The first part of the analysis is to load in the packages and the census shapefile that was download at the beginning of the project.
require(ggmap)
## Loading required package: ggmap
require(maptools) # Must have the rgeos() package installed for this portion
## Loading required package: maptools
## Loading required package: sp
## Checking rgeos availability: TRUE
va10 <- readShapeSpatial("tl_2010_51_county10.shp")
vadata <- fortify(va10, region = 'COUNTYFP10') # requires rgeos()
## Loading required package: rgeos
## rgeos version: 0.3-8, (SVN revision 460)
## GEOS runtime version: 3.4.2-CAPI-1.8.2 r3921
## Polygon checking: TRUE
vadata$id <- as.numeric(vadata$id)
va_info <- merge(vadata, human.fire, by.x = 'id', by.y = 'County_FIPS', all.x = TRUE)
va_info <- arrange(va_info, group, order) # the data frame must be reordered from the merge to create the maps
Now that data and packages have been loaded into R the first thing that I will do is get a sense for the median household income across the state of Virginia. There is a need to limit the shading on the graph to exclude the Washington D.C. area from the analysis. This decision was made to see more shading across the state and to eliminate counties that see very little wildfire.

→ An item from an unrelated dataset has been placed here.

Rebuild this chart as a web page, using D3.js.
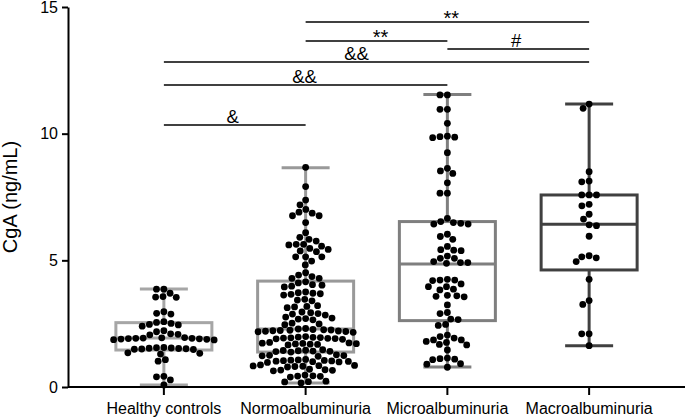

ggplot(va_info, aes(x = long, y = lat, group = group, fill = (Median_household_income))) +
scale_fill_gradient(limit = c(20000, 100000), low="green", high="white", na.value = 'grey50', labels = comma) +
geom_polygon() +
geom_path(color="Black") +
coord_map() +
labs(fill = 'Median Houshold\nIncome') +
ggtitle('Household Income in Counties with Human Caused Fires')
The areas of the state with the highest median household incomes are the areas around Northern Virginia / Washington D.C. and and the Richmond through Virginia Beach corridor. The poorest areas of the state are the agricultural counties in the south central part of the state and the region of Appalachia in south western Virginia. What will be interesting to see is if either of these areas has counties that have a higher percentage of human caused fires than the rest of the state.
ggplot(va_info, aes(x = long, y = lat, group = group,
fill = percent_fires)) +
scale_fill_gradient(low="White", high="red", na.value = 'grey50') +
geom_polygon() +
geom_path(color="Black") +
coord_map() +
labs(fill = 'Percent of\nHuman Caused Fires') +
ggtitle('Percentage of Human Caused Fire by County in Virginia')
The area of the state that with the largest percentage of human caused fires is the Appalachia area of south western Virginia. This area is also one of poorest areas in the state and has a number of interesting cultural and sociological differences from the rest of the state. However there area a few other ‘hot spots’ around the state that also lead to further questions. Why is there an area of increased human caused fires just west of the Northern Virginia area which is one of the most populous and wealthiest parts of the state? Another interesting question is, Why do we have one county that is just to the east of Appalachia that has an extremely low percentage of human caused fires? Like most analysis the number of of questions at the end of the project are greater than the number of questions that I had at the start.
As I have learned throughout this semester, the end of a data analysis project often leads to more nuanced view of the topic and more questions then I had when I started the project. Ultimately there are a number of factors that lead to human caused fires in the state of Virginia. There is a correlation between the median household incomes and percent of human caused fire that is pronounced in the poorest of counties. However, we also see a number of issues with fires in counties that are in the middle of the income range. Even though there is the expectation that there would be more fires in rural, low population counties, the data indicates that there needs to be a certain level of population before arson and debris burning become an issue. There are also interesting geographical relationships in the data. There geographical analysis reinforces the correlation between income and human caused fire but it also shows us that there are certain ‘hot-spots’ in the state. The largest one of these lies ‘Coal Country’ of Appalachia. This area of the state has very rugged terrain and a very different culture from the rest of the state. That being said there also pockets of higher percentages of human caused fire in areas of the state that also have a higher income. This project has just scratched the surface of the cultural, social, economic, and historical reasons for human caused fire throughout the state and while I found some correlations it’s now obvious that the problem of human caused fire in the state of Virginia and the Southern United States is much more complicated then one would assume.